Every person who is entitled to recover damages certain, or capable of being made certain by calculation, and the right to recover which is vested in him upon a particular day, is entitled also to recover interest thereon from that day, except during such time as the debtor is prevented by law, or by the act of the creditor from paying the debt.

         Cal. Civ. Code § 3287(a). Discretionary prejudgment interest is governed by subsection (b), which provides:

Every person who is entitled under any judgment to receive damages based upon a cause of action in contract where the claim was unliquidated, may also recover interest thereon from a date prior to the entry of judgment as the court may, in its discretion, fix, but in no event earlier than the date the action was filed.

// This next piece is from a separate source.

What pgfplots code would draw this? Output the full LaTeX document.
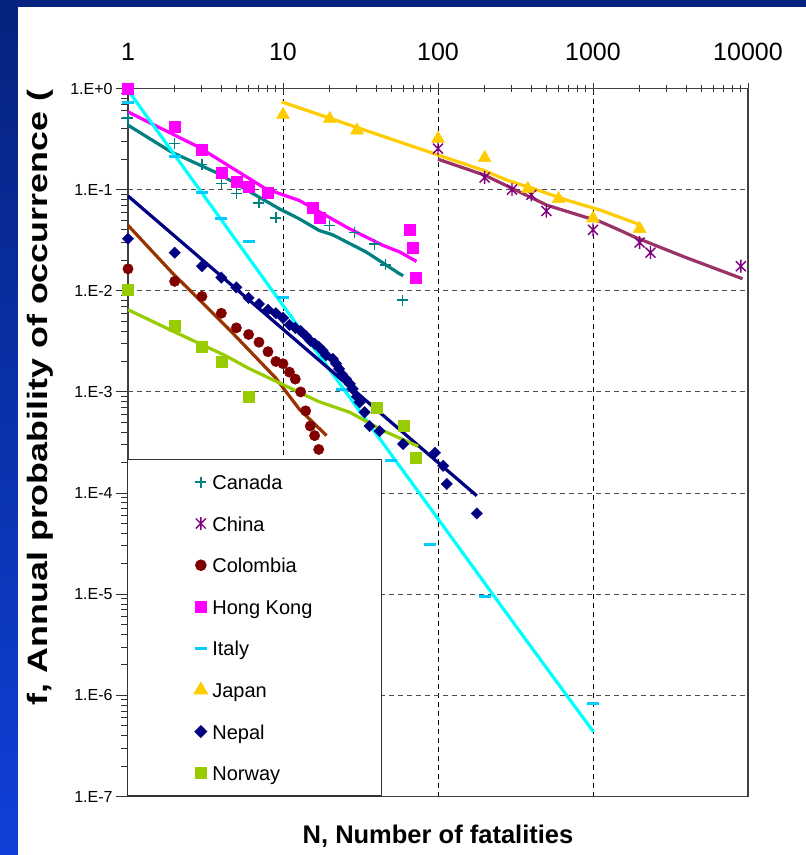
\documentclass[border=0pt]{standalone}
\usepackage{pgfplots}
\pgfplotsset{compat=1.18}
\usepackage{fontspec}
\setmainfont{Liberation Sans}
\definecolor{cCan}{HTML}{008080}
\definecolor{cChi}{HTML}{800080}
\definecolor{cChiL}{HTML}{993366}
\definecolor{cCol}{HTML}{800000}
\definecolor{cColL}{HTML}{993300}
\definecolor{cHK}{HTML}{FF00FF}
\definecolor{cIta}{HTML}{00CCFF}
\definecolor{cItaL}{HTML}{00FFFF}
\definecolor{cJap}{HTML}{FFCC00}
\definecolor{cNep}{HTML}{000080}
\definecolor{cNor}{HTML}{99CC00}
\definecolor{bgTop}{HTML}{05237F}
\definecolor{bgBot}{HTML}{1040D8}
\pgfdeclareplotmark{xvert}{%
  \pgfpathmoveto{\pgfqpoint{-\pgfplotmarksize}{-\pgfplotmarksize}}%
  \pgfpathlineto{\pgfqpoint{\pgfplotmarksize}{\pgfplotmarksize}}%
  \pgfpathmoveto{\pgfqpoint{-\pgfplotmarksize}{\pgfplotmarksize}}%
  \pgfpathlineto{\pgfqpoint{\pgfplotmarksize}{-\pgfplotmarksize}}%
  \pgfpathmoveto{\pgfqpoint{0pt}{-1.3\pgfplotmarksize}}%
  \pgfpathlineto{\pgfqpoint{0pt}{1.3\pgfplotmarksize}}%
  \pgfusepathqstroke}
\begin{document}
\begin{tikzpicture}[x=1pt,y=1pt]
\shade[top color=bgTop,bottom color=bgBot] (0,0) rectangle (806,855);
\fill[white] (18,0) rectangle (806,848);
\begin{axis}[
  at={(128pt,58.5pt)}, anchor=south west,
  scale only axis, width=620pt, height=708pt,
  xmode=log, ymode=log,
  xmin=1, xmax=10000, ymin=1e-7, ymax=1,
  clip=false,
  axis line style={draw=black!75, line width=1.2pt},
  xtick={1,10,100,1000,10000},
  xticklabels={1,10,100,1000,10000},
  ytick={1e-7,1e-6,1e-5,1e-4,1e-3,1e-2,1e-1,1},
  yticklabels={1.E-7,1.E-6,1.E-5,1.E-4,1.E-3,1.E-2,1.E-1,1.E+0},
  xtick pos=right, xticklabel pos=right,
  ytick pos=left,
  xtick align=center, ytick align=outside,
  major tick length=12pt, minor tick length=7pt,
  tick style={black!80, line width=1pt},
  xticklabel style={font=\fontsize{25}{25}\selectfont, yshift=18pt},
  yticklabel style={font=\fontsize{16}{16}\selectfont},
  grid=major,
  x grid style={black, line width=1pt, dash pattern=on 5pt off 4pt},
  y grid style={black!70, line width=1pt, dash pattern=on 5pt off 4pt},
  xlabel={N, Number of fatalities},
  ylabel={\scalebox{1.28}[1]{f, Annual probability of occurrence (}},
  xlabel style={font=\bfseries\fontsize{25.5}{25.5}\selectfont, at={(axis description cs:0.5,-0.0558)}, anchor=center},
  ylabel style={font=\bfseries\fontsize{28}{28}\selectfont, at={(axis description cs:-0.141,0.5636)}, anchor=center},
  legend style={at={(axis description cs:-0.002,0)}, anchor=south west,
    draw=black!80, line width=1.2pt, fill=white,
    inner xsep=0pt, inner ysep=10.2pt,
    font=\fontsize{20}{24}\selectfont,
    row sep=16.6pt, column sep=3pt,
    nodes={inner xsep=0pt, inner ysep=0pt, text height=20pt, text depth=5pt}},
  legend cell align=left,
  legend image code/.code={\draw[#1] plot coordinates {(0pt,0pt)}; \path (-72pt,0pt) (7pt,0pt);},
]
% ---- markers ----
\addplot[only marks, mark=+, color=cCan, mark size=5.5pt, line width=1.4pt] coordinates {
(1,0.51) (2,0.285) (3,0.178) (4,0.115) (5,0.091) (7,0.074) (9,0.0525) (20,0.044) (29,0.0375) (39,0.029) (46,0.018) (59,0.0081)};
\addlegendentry{\makebox[169pt][l]{Canada}}
\addplot[only marks, mark=xvert, color=cChi, mark size=5pt, line width=1.4pt] coordinates {
(100,0.255) (200,0.132) (300,0.10) (400,0.089) (500,0.0615) (1000,0.040) (2000,0.030) (2350,0.0238) (9000,0.0175)};
\addlegendentry{\makebox[169pt][l]{China}}
\addplot[only marks, mark=*, color=cCol, mark size=5.2pt] coordinates {
(1,0.0165) (2,0.0124) (3,0.0088) (4,0.006) (5,0.0043) (6,0.0037) (7,0.0031) (8,0.0025) (9,0.002) (10,0.0019) (11,0.00157) (12,0.00134) (13,0.001) (14,0.00065) (15,0.00046) (16,0.00037) (17,0.00027)};
\addlegendentry{\makebox[169pt][l]{Colombia}}
\addplot[only marks, mark=square*, color=cHK, mark size=5.5pt] coordinates {
(1,1.0) (2,0.42) (3,0.25) (4,0.146) (5,0.121) (6,0.108) (8,0.093) (15.5,0.066) (17.3,0.053) (66,0.040) (68.5,0.0268) (72,0.0134)};
\addlegendentry{\makebox[169pt][l]{Hong Kong}}
\addplot[only marks, mark=-, color=cIta, mark size=6pt, line width=3pt] coordinates {
(1,0.73) (2,0.214) (3,0.093) (4,0.052) (6,0.031) (10,0.0085) (24,0.00105) (50,0.00021) (89,3.1e-5) (200,9.5e-6) (1000,8.3e-7)};
\addlegendentry{\makebox[169pt][l]{Italy}}
\addplot[only marks, mark=triangle*, color=cJap, mark size=7.5pt] coordinates {
(10,0.55) (20,0.50) (30,0.386) (100,0.32) (200,0.206) (380,0.102) (600,0.081) (1000,0.052) (2000,0.041)};
\addlegendentry{\makebox[169pt][l]{Japan}}
\addplot[only marks, mark=square*, mark options={rotate=45}, color=cNep, mark size=4pt] coordinates {
(1,0.0327) (2,0.0238) (3,0.0175) (4,0.0135) (5,0.0108) (6,0.0085) (7,0.0074) (8,0.0065) (9,0.006) (10,0.0054) (11,0.0046) (12,0.0043) (13,0.004) (14,0.0036) (15,0.0032) (16,0.003) (17,0.0028) (18,0.00256) (19,0.0023) (21,0.00212) (22,0.0019) (23,0.00169) (24,0.0015) (25.5,0.00134) (27,0.0012) (28.2,0.00107) (30,0.0009) (31.2,0.00079) (33.6,0.00063) (36.2,0.00046) (42,0.00041) (59.5,0.000305) (95.6,0.00025) (108,0.000186) (114,0.000123) (178,0.000063)};
\addlegendentry{\makebox[169pt][l]{Nepal}}
\addplot[only marks, mark=square*, color=cNor, mark size=5.5pt] coordinates {
(1,0.0103) (2,0.0045) (3,0.0028) (4,0.002) (6,0.0009) (40,0.0007) (60,0.00046) (72,0.000225)};
\addlegendentry{\makebox[169pt][l]{Norway}}
% ---- fitted lines ----
\addplot[forget plot, color=cCan, line width=3.2pt] coordinates {
(1,0.434) (1.9,0.236) (3.84,0.144) (9.42,0.0649) (12.7,0.0516) (17.1,0.0395) (20.9,0.0358) (34.4,0.0242) (56.6,0.0147) (59.6,0.0141)};
\addplot[forget plot, color=cHK, line width=3.2pt] coordinates {
(1,0.587) (2.85,0.264) (7.73,0.102) (12.7,0.0783) (26.8,0.0411) (44.2,0.0281) (56.6,0.0242) (72.7,0.0195)};
\addplot[forget plot, color=cItaL, line width=3.2pt] coordinates {
(1,0.962) (3.16,0.083) (10,0.00716) (31.6,0.00063) (100,5.57e-5) (316,4.9e-6) (1009,4.34e-7)};
\addplot[forget plot, color=cJap, line width=3.2pt] coordinates {
(9.8,0.738) (56.6,0.296) (197,0.155) (279,0.124) (416,0.102) (686,0.0783) (1127,0.0624) (1854,0.0471) (2028,0.0444)};
\addplot[forget plot, color=cChiL, line width=3.2pt] coordinates {
(100,0.2) (200,0.139) (507,0.070) (1127,0.0479) (1445,0.0405) (1854,0.034) (3917,0.0215) (9226,0.01315)};
\addplot[forget plot, color=cColL, line width=3.2pt] coordinates {
(1,0.0444) (1.91,0.0153) (4.46,0.0042) (8.95,0.00138) (12.7,0.00068) (19.1,0.00037)};
\addplot[forget plot, color=cNep, line width=3.2pt] coordinates {
(1,0.0866) (10,0.00417) (50,0.0005) (178,9.4e-5)};
\addplot[forget plot, color=cNor, line width=3.2pt] coordinates {
(1,0.0065) (1.91,0.00405) (4.24,0.00229) (6.01,0.00171) (17.1,0.0008) (26.9,0.00063) (44.2,0.000414) (74.5,0.00029)};
\end{axis}
\end{tikzpicture}
\end{document}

         Cal. Civ. Code § 3687(b). Mandatory prejudgment interest is awarded where the defendant, prior to trial, actual knew the amount owed or could have computed the amount from "reasonably available information." Children's Hosp. and Med. Ctr. v. Belshe , 97 Cal.App. 4th 740, 774 (2002). Discretionary interest, on the other hand, may be awarded where the amount of damages "depends upon a judicial determination based upon conflicting evidence and it is not ascertainable from truthful data supplied by the claimant to his debtor." Id .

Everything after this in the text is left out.